“Some customers have been asking us if we’re going to have a drawing for a boat,” said Joy Spradlin, the assistant manager of Wadsworth Oil Company’s “The Store” Shell service station. “One customer asked if we’re all going on a cruise.”
Many questions, jokes and chuckles have surfaced since the 41-foot 1965 Hatteras yacht by the name of “2nd Hand Lion,” sailed into the Pell City gas station on U.S. 231, adjacent to Interstate 20.
“I wish we got $5 for every question we’re asked about that boat, one right after the other,” Spradlin said.
The boat, which has a formal dining room, living room, kitchen and two bedrooms, appeared to be in dry dock Sunday afternoon until Morris could get the boat back onto the repaired trailer that was transporting the vessel to his hometown of Sikeston, Mo. – and yes you’re right Missouri doesn’t have a coast line.
The state does have a small pond next to a busy racing drag strip that Morris, “spelled like the cat,” owns.
“I’m doing my bucket list,” said the 65-year-old man, who drags around a metal oxygen bottle.
Morris wears a small clear plastic hose around his head and the apparatus pumps oxygen into his nose.
“Forty-four years of smoking,” he said. “But, I’m not ready to lie down on the couch and die. As long as I can drag this bottle around, I’m going to live.”
Morris, a sort of the modern-day adventurer, is very much alive, and on an adventurous quest with his 41-foot seagoing vessel.
Morris, who retired from AT&T, said he bought the boat in Talladega, but didn’t make it far before his first trailer broke down. Another trailer was brought in from Fort Lauderdale, Fla., only to break as well.
“I wasn’t aware that there was about a foot-and-a-half of water in the boat,” he said. “It was too much weight for the trailer.”

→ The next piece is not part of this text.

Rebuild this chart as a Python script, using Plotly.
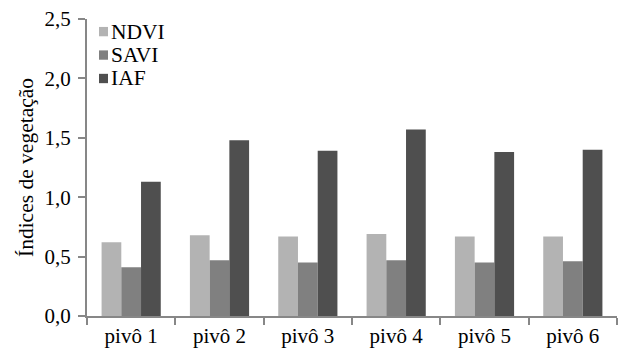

The water was pumped out, and the trailer was repaired. Morris planned to get back on the road by Monday.
“I’m not going home without my yacht, my boat,” he said.
Morris, who is a bachelor, said the boat will serve as a honeymoon suite, not for him, but for his new RV Park in Sikeston.

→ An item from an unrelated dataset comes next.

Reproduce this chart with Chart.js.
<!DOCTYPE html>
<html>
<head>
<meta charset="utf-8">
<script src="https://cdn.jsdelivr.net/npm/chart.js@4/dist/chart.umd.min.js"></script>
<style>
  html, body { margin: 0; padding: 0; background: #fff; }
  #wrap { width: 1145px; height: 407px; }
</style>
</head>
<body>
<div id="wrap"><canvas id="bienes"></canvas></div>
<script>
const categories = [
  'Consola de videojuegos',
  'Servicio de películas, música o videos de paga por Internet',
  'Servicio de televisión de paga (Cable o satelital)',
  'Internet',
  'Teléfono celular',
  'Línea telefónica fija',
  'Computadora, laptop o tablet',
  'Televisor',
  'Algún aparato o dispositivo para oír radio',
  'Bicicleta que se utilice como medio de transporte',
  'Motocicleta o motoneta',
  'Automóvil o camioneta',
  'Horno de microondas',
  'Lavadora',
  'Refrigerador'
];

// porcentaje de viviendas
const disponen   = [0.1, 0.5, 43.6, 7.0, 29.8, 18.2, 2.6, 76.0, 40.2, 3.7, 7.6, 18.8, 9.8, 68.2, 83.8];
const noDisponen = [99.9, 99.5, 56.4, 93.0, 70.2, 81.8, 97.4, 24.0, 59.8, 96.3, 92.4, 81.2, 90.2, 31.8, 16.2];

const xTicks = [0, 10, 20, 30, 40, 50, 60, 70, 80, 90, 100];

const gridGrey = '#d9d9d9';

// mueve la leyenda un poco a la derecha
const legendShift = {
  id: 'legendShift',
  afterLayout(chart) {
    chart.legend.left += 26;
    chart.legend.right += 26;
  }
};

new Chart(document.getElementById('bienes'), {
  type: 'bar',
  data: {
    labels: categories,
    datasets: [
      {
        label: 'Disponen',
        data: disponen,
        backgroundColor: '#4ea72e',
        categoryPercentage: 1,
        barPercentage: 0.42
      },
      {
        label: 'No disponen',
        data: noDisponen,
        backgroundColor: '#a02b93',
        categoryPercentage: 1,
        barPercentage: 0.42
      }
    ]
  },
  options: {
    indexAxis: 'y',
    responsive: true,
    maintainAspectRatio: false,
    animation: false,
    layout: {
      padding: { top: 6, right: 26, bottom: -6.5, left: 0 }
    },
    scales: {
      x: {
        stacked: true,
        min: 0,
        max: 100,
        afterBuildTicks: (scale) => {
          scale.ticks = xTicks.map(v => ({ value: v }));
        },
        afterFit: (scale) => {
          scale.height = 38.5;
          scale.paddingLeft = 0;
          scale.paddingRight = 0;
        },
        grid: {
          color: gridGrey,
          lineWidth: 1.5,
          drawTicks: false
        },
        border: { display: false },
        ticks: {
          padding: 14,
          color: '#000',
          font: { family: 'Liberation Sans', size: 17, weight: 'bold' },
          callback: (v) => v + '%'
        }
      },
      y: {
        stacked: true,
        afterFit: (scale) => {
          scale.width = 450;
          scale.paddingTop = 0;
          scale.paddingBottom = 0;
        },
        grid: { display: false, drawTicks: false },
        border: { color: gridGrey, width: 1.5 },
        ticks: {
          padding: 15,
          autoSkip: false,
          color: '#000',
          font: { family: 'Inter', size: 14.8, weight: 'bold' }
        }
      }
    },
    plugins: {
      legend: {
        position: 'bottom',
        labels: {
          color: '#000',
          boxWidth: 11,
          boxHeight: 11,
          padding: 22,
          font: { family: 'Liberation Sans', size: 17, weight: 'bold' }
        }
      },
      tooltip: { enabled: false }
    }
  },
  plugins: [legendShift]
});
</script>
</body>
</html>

“I was going to live in it, but my tax guy said I couldn’t,” Morris said.
He said the yacht will sit on a small pond he built and stocked with “big ole catfish.”

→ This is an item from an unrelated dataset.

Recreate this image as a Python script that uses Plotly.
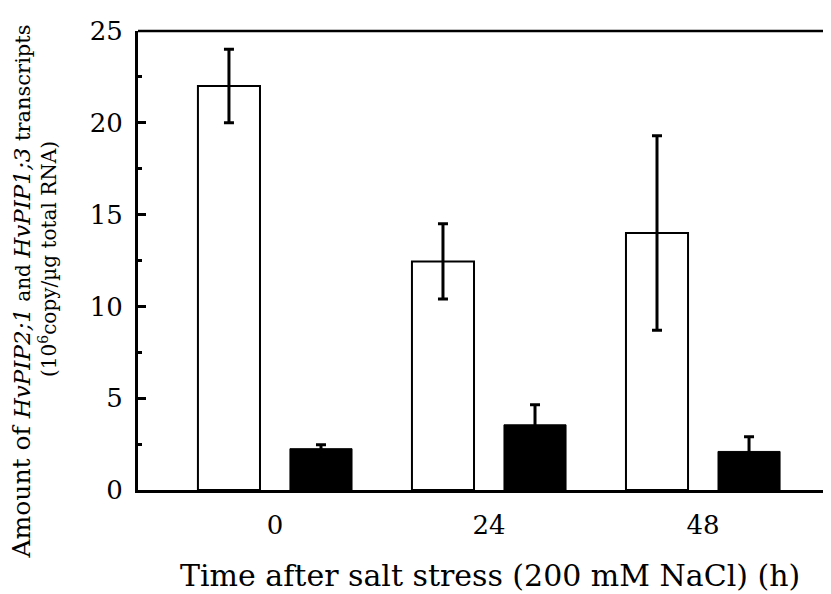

While he was down south, of course, he also had to buy a palm tree to go along with his yacht.
The yacht has been at the Shell station since Wednesday, but while it was there, Morris said a local cleaning woman came in and cleaned the inside of the vessel. The yacht also got a new fresh coat of paint and a local printing company, RTL Printing & Signs, painted the name of the vessel “2nd Hand Lion,” on the bow.
The yacht was named after the movie, “Secondhand Lions,” about a young boy who is sent by his mother to live with his two eccentric uncles, who bought a lion to remind them of their adventures in Africa.
“Instead of a lion, I owned a 12-point deer,” he said.
A friend of Morris’ took him to the 2003 movie, saying the uncles and movie reminded her of him and his home. Morris used to have an old log cabin with a long front porch that he built on 47 acres.
He built a lake there, too, and invited the old men who stayed at his mother’s nursing home to go fishing there.
“They talked about how they missed fishing, so I built a lake,” he said.
Morris built a long handicapped accessible pier so the men could fish for the catfish he stocked the lake with.
He later helped match trouble youth with the older gentlemen, but that’s another story.
Morris said the short time he’s been marooned in Pell City, he has made friends.
“I’m so appreciative of the Shell station,” he said.
He stayed at the Quality Inn, next to the service station.
Morris also made friends with Joseph Bell of Wattsville, who frequents the service station.
He said they both share interests in hotrods.
Bell drove him to places around town, like Home Depot.
“Mr. Bell has been such a friend,” Morris said.
Morris finally sailed off with his yacht Sunday night, but apparently he had more trailer problems, not too far down the road.
“We had another flat tire,” he said.
Morris has inched his way to a truck stop in Brompton, just east of Birmingham.
“I’m resting right now,” he said Monday afternoon.
Workers were trying to get the trailer tire fixed. In the meantime, he is forced to stay in Brompton for the next couple of days.
Morris said he has to figure out a way to turn his boat around on the trailer. The back of the boat is facing forward.
“It can’t ride like this,” he said. “It’s got to be turned around.”
So now he has to search for help to rotate his boat around on the trailer, before he can continue his journey to Missouri.
Despite all the troubles and setbacks, Morris said he has no intentions of abandoning ship, which currently serves as his home away from home.
“I’m going to stay with my boat,” he said. “This may sound funny, but I’m not going home without the yacht. I’m not going to do it. I’m not leaving my boat behind.”